The discovery of a brain protein that helps decide whether the body should store or burn fat could lead to medications that help maintain weight loss, according to research led by Monash University in Australia.
To the chagrin of hard-working dieters worldwide, losing excess weight has the contradictory effect of inducing long-term changes to the body's biochemistry that make maintaining a newfound healthy size extremely difficult. Appetite-managing hormones that are acclimated to years of overeating are known to cue feelings of hunger even in instances where enough daily fuel has been consumed, while energy-managing hormones will order the body to immediately convert any extra food into new fat deposits.
Though this may sound like cruel metabolic self-sabotage, the body is really just trying to protect itself from a perceived threat of starvation. And even a willpower of steel is little defense against the hardwired survival process.
“Obesity is not a lifestyle disease. That’s the absolute opposite of what it is," said study author Zane Andrews to the Sydney Morning Herald. “Throughout evolution we have naturally selected people who are better at becoming fat. Our genes have evolved to make us fatter.”
The exact interplay between the brain, the pancreas (where insulin and its counterpart glucagon are produced), and the digestive tract has yet to be described. However, it is known that specialized cells called AgRP neurons monitor levels of glucose and other fuel sources throughout the tissues and subsequently make decisions about what the body should do next.
The Australian study, published in Cell Reports, deepens our understanding with the finding that an enzyme called carnitine acetyltransferase (Crat) helps AgRP neurons in mice manage the transition from a period of dieting to normal food consumption levels.
Mice who were genetically engineered to lack the gene for Crat showed higher-than-normal rates of converting stored forms of fuel molecules into ready-for-consumption glucose during a phase of food restriction. The mice also displayed increased fatty acid metabolism in the liver.
After the mice were allowed to feed freely again, mice without Crat continued to burn fat, whereas normal mice quickly began to only metabolize the incoming glucose from their food.
“Our current studies suggest that Crat affects AgRP neuronal function predominantly during fasting and the transition to refeeding,” the authors write. “Beyond calorie intake, it is becoming clear that the inappropriate handling of nutrient 'fate' is largely responsible for metabolic disease, and this study shows that Crat in AgRP neurons has an unappreciated role in this process.”
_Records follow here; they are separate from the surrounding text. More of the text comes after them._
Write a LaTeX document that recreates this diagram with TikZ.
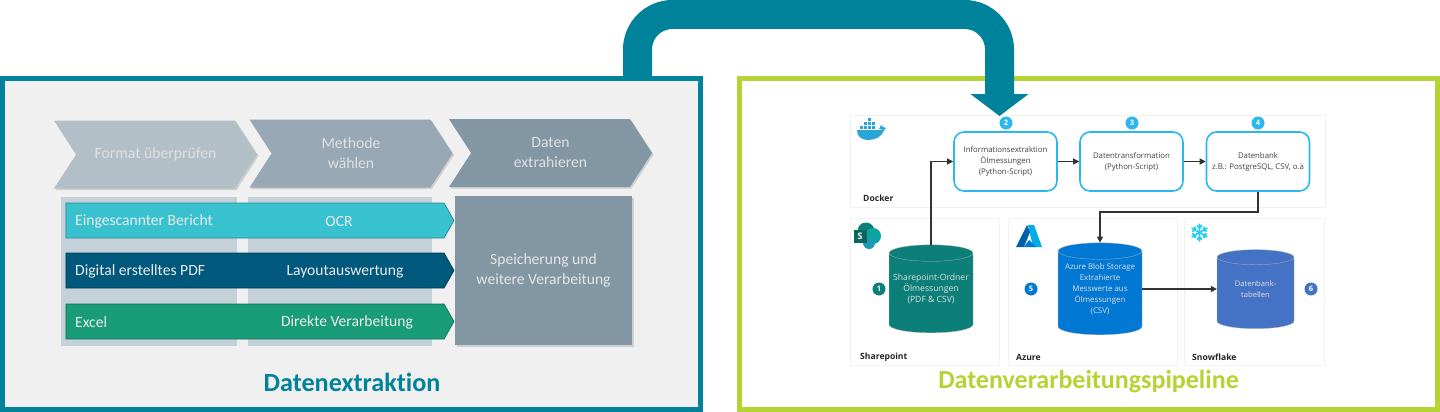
\documentclass[tikz,border=0pt]{standalone}
\usepackage{fontspec}
\usepackage{xcolor}
\setmainfont{Open Sans}
\newfontfamily\carlito[Ligatures=NoCommon]{Carlito}
\usetikzlibrary{arrows.meta,shadows,shapes.geometric,shapes.symbols}
\definecolor{tealline}{HTML}{00839A}
\definecolor{limeline}{HTML}{B5D334}
\definecolor{panelgrey}{HTML}{F0F0F0}
\definecolor{chevlight}{HTML}{B3BFC6}
\definecolor{chevmid}{HTML}{97A8B4}
\definecolor{chevdark}{HTML}{8296A4}
\definecolor{columngrey}{HTML}{C5D1D9}
\definecolor{barcyan}{HTML}{38C1CE}
\definecolor{barblue}{HTML}{00587C}
\definecolor{bargreen}{HTML}{199D78}
\definecolor{boxcyan}{HTML}{2DB7F0}
\definecolor{shareteal}{HTML}{0C7F78}
\definecolor{azureblue}{HTML}{0078D4}
\definecolor{snowblue}{HTML}{4472C4}
\begin{document}
\begin{tikzpicture}[
      x = 1pt, y = -1pt,
      softshadow/.style = {drop shadow = {shadow xshift = 1.5pt, shadow yshift = -1.5pt, opacity = .14, fill = black}},
      panel/.style = {draw, line width = 5pt, rectangle, minimum width = 698pt, minimum height = 331pt},
      chevron/.style = {signal, signal to = east, signal from = west, signal pointer angle = 114, fill = #1, text = white!88!black, softshadow,
            inner sep = 0pt, minimum width = 203pt, minimum height = 68pt, align = center, font = \carlito\fontsize{15.7}{20}\selectfont},
      column/.style = {rectangle, fill = columngrey, inner sep = 0pt, minimum height = 149pt},
      bar/.style = {signal, signal to = east, fill = #1, draw = #1!70!black, line width = .7pt, signal pointer angle = 121,
            inner sep = 0pt, minimum width = 388pt, minimum height = 35pt},
      bartext/.style = {text = white!92!black, inner sep = 0pt, font = \carlito\fontsize{15.6}{18}\selectfont},
      title/.style = {inner sep = 0pt, font = \carlito\bfseries\fontsize{#1}{28}\selectfont},
      zone/.style = {draw = black!5, line width = .8pt, rectangle},
      zonetext/.style = {inner sep = 0pt, anchor = west, font = \bfseries\fontsize{8.6}{10}\selectfont, text = black!85},
      stepbox/.style = {draw = boxcyan, line width = 1.6pt, fill = white, rectangle, rounded corners = 10pt, minimum width = 103pt, minimum height = 59pt,
            inner sep = 0pt, align = center, text = black!75, font = \fontsize{7.8}{11}\selectfont},
      store/.style = {cylinder, shape border rotate = 90, aspect = .25, draw = white!70!black, line width = .3pt, inner sep = 0pt},
      storetext/.style = {inner sep = 0pt, align = center, text = white!88!black, font = \fontsize{#1}{11}\selectfont},
      badge/.style = {circle, fill = #1, text = white, inner sep = 0pt, minimum size = 13pt, font = \bfseries\fontsize{7.5}{8}\selectfont},
      link/.style = {draw = black!80, line width = 1.1pt, -{Triangle[length = 6pt, width = 6pt]}}
      ]
      \useasboundingbox (0,0) rectangle (1440,412);
      \node[panel, draw = tealline, fill = panelgrey] (extractpanel) at (351.5,244) {};
      \node[panel, draw = limeline, fill = white] (pipepanel) at (1088.5,244) {};

      \node[chevron = chevlight] (checkchev) at (155.5,154.5) {Format überprüfen};
      \node[chevron = chevmid] (methodchev) at (351,153.5) {Methode\\wählen};
      \node[chevron = chevdark] (datachev) at (550.5,153) {Daten\\extrahieren};

      \node[column, minimum width = 176pt] (colone) at (149,271.5) {};
      \node[column, minimum width = 184pt] (coltwo) at (340,271.5) {};
      \node[column, fill = chevdark, softshadow, minimum width = 177pt, align = center, text = white!90!black, font = \carlito\fontsize{15.6}{20}\selectfont] (savebox) at (543.5,270.5) {Speicherung und\\weitere Verarbeitung};

      \node[bar = barcyan] (barone) at (255,220.5) {};
      \node[bar = barblue] (bartwo) at (255,270.5) {};
      \node[bar = bargreen] (barthree) at (255,321.5) {};
      \node[bartext, anchor = west] (scantext) at (75,221.5) {Eingescannter Bericht};
      \node[bartext, anchor = west] (pdftext) at (75,271.5) {Digital erstelltes PDF};
      \node[bartext, anchor = west] (exceltext) at (75,322) {Excel};
      \node[bartext] (ocrtext) at (339,221.5) {OCR};
      \node[bartext] (layouttext) at (345,271.5) {Layoutauswertung};
      \node[bartext] (directtext) at (347,322) {Direkte Verarbeitung};
      \node[title = 26.2, text = tealline] (extracttitle) at (352,382) {Datenextraktion};

      \node[zone, minimum width = 475pt, minimum height = 92pt] (dockerzone) at (1087.5,161) {};
      \node[zone, minimum width = 149pt, minimum height = 147pt] (sharezone) at (924.5,291.5) {};
      \node[zone, minimum width = 169pt, minimum height = 147pt] (azurezone) at (1092.5,291.5) {};
      \node[zone, minimum width = 140pt, minimum height = 147pt] (snowzone) at (1254,291.5) {};
      \node[zonetext] (dockertext) at (863,198) {Docker};
      \node[zonetext] (sharetext) at (860,357) {Sharepoint};
      \node[zonetext] (azuretext) at (1016,357) {Azure};
      \node[zonetext] (snowtext) at (1192,357) {Snowflake};

      \node[stepbox] (extractbox) at (1005.5,161.5) {Informationsextraktion\\Ölmessungen\\(Python-Script)};
      \node[stepbox] (transformbox) at (1131.5,161.5) {Datentransformation\\(Python-Script)};
      \node[stepbox] (databox) at (1258,161.5) {Datenbank\\z.B.: PostgreSQL, CSV, o.ä};

      \node[store, fill = shareteal, minimum width = 84pt, minimum height = 88pt] (sharestore) at (931,293) {\rule{66pt}{0pt}};
      \node[store, fill = azureblue, minimum width = 84pt, minimum height = 92pt] (blobstore) at (1100,293) {\rule{66pt}{0pt}};
      \node[store, fill = snowblue, minimum width = 77pt, minimum height = 79pt] (tablestore) at (1255.5,293) {\rule{60pt}{0pt}};
      \node[storetext = 8.6] (sharelabel) at (931,289) {Sharepoint-Ordner\\Ölmessungen\\(PDF \& CSV)};
      \node[storetext = 7.9] (bloblabel) at (1100,289) {Azure Blob Storage\\Extrahierte\\Messwerte aus\\Ölmessungen\\(CSV)};
      \node[storetext = 7.6] (tablelabel) at (1255.5,289.5) {Datenbank-\\tabellen};

      \foreach \num/\xx/\yy/\col in {1/879/289/shareteal, 2/1006/123/boxcyan, 3/1132/123/boxcyan, 4/1258/123/boxcyan, 5/1031/289/azureblue, 6/1311/289/snowblue}
            \node[badge = \col] (badge\num) at (\xx,\yy) {\num};

      \coordinate (bendpoint) at (1180,212);
      \draw[link] (sharestore.north) |- (extractbox.west);
      \draw[link] (extractbox.east) -- (transformbox.west);
      \draw[link] (transformbox.east) -- (databox.west);
      \draw[link] (databox.south) |- (bendpoint) -| (blobstore.north);
      \draw[link] (blobstore.east |- badge5) -- (tablestore.west |- badge5);

      \coordinate (flowstart) at (637.5,77);
      \coordinate (flowleft) at (637.5,14.5);
      \coordinate (flowright) at (999.5,14.5);
      \coordinate (flowend) at (999.5,116);
      \draw[tealline, line width = 29pt, rounded corners = 35pt, -{Triangle[length = 22pt, width = 57pt]}] (flowstart) -- (flowleft) -- (flowright) -- (flowend);

      \fill[boxcyan!90!black] (857,130) -- (884,130) .. controls (882,137) and (875,140) .. (868,140) .. controls (861,140) and (857,136) .. (857,130) -- cycle;
      \foreach \xx/\yy in {860/126, 864/126, 868/126, 872/126, 864/122, 868/122, 872/122, 868/118}
            \fill[boxcyan!90!black] (\xx,\yy) rectangle ++(3,3);
      \fill[boxcyan!90!black] (879,129) -- (881,125) -- (883,127) -- (886,128) -- (884,130) -- cycle;

      \fill[shareteal] (866,231) circle (8.5pt);
      \fill[shareteal!70!cyan] (873,236) circle (8pt);
      \fill[boxcyan!50!shareteal] (869,243) circle (6pt);
      \node[rectangle, fill = shareteal!80!black, text = white, inner sep = 0pt, minimum size = 13pt, font = \bfseries\fontsize{9}{10}\selectfont] (shareicon) at (860,236) {S};

      \fill[azureblue!60!cyan] (1028,225) -- (1034,225) -- (1042,247) -- (1033,247) -- cycle;
      \fill[azureblue!80!black] (1027,225) -- (1016,247) -- (1024,247) -- (1030,232) -- cycle;
      \fill[azureblue] (1024,247) -- (1036,247) -- (1029,240) -- cycle;

      \foreach \ang in {0,60,...,300}
            \draw[boxcyan!70!cyan, line width = 1.6pt, shift = {(1199.5,232.5)}, rotate = \ang] (0,0) -- (0,9) (-2.5,7) -- (0,4.5) -- (2.5,7);
      \node[title = 26, text = limeline] (pipetitle) at (1088.5,382) {Datenverarbeitungspipeline};
    \end{tikzpicture}
\end{document}
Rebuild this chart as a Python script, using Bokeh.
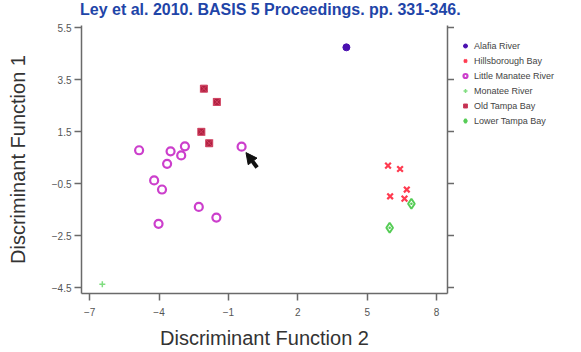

Of course, future investigations will need to prove that the same pathway occurs in humans, something that is not as definite as some headline-grabbing research would lead you to believe. But if a similar process does occur in human AgRP cells, the team is optimistic about potential applications.
"Manipulating this protein offers the opportunity to trick the brain and not replace the lost weight through increased appetite and storage of fat," Andrews said in a statement.